EXERCISE INSTRUCTIONS>
Each line from the top of the listing through the one holding "xpos = [i - (n - 1) / 2 for i in range(n)]" should be restated word for word, with nothing added and no pictures.

■ ■ ■ ■

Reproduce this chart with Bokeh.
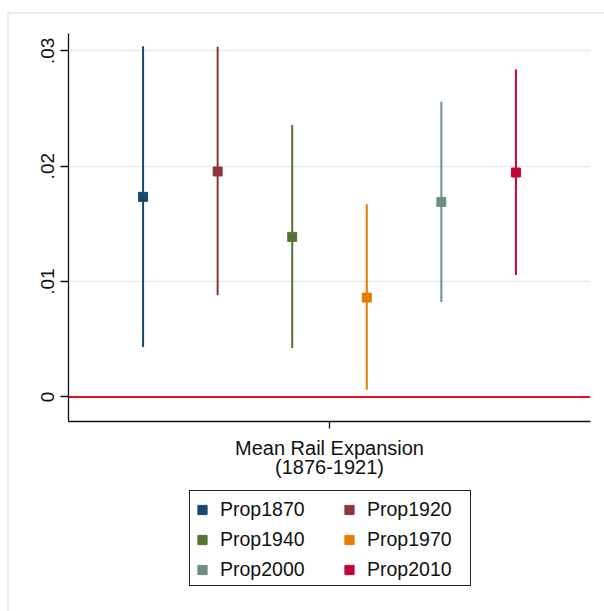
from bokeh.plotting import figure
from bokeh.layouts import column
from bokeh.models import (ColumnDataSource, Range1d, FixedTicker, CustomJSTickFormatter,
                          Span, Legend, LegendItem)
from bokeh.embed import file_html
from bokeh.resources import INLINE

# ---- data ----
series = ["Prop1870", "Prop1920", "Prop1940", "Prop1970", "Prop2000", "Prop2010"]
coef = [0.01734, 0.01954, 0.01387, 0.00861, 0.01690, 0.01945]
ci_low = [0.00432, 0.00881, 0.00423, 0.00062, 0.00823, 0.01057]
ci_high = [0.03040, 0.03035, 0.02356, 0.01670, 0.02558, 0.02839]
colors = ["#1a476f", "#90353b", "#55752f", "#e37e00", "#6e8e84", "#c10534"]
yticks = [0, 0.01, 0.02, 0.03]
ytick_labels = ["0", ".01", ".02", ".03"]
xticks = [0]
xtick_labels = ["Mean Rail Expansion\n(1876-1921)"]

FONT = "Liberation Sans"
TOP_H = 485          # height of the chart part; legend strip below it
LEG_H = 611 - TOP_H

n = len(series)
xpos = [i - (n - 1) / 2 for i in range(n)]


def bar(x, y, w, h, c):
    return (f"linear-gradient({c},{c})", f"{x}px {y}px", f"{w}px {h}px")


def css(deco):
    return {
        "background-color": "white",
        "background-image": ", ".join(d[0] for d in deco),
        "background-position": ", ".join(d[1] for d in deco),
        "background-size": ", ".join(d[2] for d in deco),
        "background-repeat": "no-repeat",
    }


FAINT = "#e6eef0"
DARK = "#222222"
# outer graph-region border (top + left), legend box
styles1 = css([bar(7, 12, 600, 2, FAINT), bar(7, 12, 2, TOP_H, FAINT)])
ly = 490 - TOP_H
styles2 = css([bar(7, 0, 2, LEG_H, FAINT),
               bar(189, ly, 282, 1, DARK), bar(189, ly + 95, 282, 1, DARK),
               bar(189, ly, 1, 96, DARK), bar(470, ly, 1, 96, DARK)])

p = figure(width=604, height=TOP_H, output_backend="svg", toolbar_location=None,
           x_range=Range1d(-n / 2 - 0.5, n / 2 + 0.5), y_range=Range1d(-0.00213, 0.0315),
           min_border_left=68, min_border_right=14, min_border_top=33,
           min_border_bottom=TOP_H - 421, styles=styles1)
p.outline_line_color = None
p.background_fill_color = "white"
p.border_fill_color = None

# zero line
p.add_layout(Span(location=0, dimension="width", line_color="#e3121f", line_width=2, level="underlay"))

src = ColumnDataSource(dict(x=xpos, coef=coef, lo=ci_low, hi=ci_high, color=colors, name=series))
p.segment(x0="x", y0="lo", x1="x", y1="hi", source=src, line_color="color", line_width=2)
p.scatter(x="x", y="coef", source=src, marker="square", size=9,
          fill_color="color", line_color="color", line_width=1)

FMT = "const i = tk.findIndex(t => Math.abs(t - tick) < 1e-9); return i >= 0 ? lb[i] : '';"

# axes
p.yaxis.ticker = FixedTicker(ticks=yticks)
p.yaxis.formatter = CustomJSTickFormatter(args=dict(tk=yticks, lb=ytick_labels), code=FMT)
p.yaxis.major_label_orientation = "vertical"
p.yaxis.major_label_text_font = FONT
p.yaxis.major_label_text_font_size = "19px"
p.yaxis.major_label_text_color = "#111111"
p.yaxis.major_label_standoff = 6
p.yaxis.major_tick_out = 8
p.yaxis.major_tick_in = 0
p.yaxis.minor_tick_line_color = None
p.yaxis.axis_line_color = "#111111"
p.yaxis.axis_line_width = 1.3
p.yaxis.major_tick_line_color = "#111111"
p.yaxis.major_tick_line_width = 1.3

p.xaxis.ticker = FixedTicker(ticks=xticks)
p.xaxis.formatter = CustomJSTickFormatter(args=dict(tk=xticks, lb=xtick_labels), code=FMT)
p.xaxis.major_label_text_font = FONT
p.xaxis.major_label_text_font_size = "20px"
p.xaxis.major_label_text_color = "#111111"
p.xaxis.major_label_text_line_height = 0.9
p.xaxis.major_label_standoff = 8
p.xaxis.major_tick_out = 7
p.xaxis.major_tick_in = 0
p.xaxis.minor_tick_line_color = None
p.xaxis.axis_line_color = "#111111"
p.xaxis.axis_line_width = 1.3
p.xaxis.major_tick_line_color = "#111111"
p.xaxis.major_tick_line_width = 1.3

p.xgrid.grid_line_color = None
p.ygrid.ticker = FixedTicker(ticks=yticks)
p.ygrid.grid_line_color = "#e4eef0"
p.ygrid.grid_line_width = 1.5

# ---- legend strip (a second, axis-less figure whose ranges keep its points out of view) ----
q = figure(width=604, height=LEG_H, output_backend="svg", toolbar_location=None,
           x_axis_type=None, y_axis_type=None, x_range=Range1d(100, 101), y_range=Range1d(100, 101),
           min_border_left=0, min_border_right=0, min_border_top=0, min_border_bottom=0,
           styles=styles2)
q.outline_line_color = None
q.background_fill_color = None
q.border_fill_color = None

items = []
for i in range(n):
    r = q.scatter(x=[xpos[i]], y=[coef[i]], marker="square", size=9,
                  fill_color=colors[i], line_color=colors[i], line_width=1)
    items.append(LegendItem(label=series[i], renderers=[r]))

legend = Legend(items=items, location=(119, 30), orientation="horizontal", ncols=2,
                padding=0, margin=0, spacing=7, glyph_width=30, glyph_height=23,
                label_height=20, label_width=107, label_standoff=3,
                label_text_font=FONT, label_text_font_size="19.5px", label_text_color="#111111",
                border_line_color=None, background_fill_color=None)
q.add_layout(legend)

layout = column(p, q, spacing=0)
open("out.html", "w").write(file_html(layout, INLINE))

■ ■ ■ ■

SOLUTION>
Reproduce this chart with Bokeh.
from bokeh.plotting import figure
from bokeh.layouts import column
from bokeh.models import (ColumnDataSource, Range1d, FixedTicker, CustomJSTickFormatter,
                          Span, Legend, LegendItem)
from bokeh.embed import file_html
from bokeh.resources import INLINE

# ---- data ----
series = ["Prop1870", "Prop1920", "Prop1940", "Prop1970", "Prop2000", "Prop2010"]
coef = [0.01734, 0.01954, 0.01387, 0.00861, 0.01690, 0.01945]
ci_low = [0.00432, 0.00881, 0.00423, 0.00062, 0.00823, 0.01057]
ci_high = [0.03040, 0.03035, 0.02356, 0.01670, 0.02558, 0.02839]
colors = ["#1a476f", "#90353b", "#55752f", "#e37e00", "#6e8e84", "#c10534"]
yticks = [0, 0.01, 0.02, 0.03]
ytick_labels = ["0", ".01", ".02", ".03"]
xticks = [0]
xtick_labels = ["Mean Rail Expansion\n(1876-1921)"]

FONT = "Liberation Sans"
TOP_H = 485          # height of the chart part; legend strip below it
LEG_H = 611 - TOP_H

n = len(series)
xpos = [i - (n - 1) / 2 for i in range(n)]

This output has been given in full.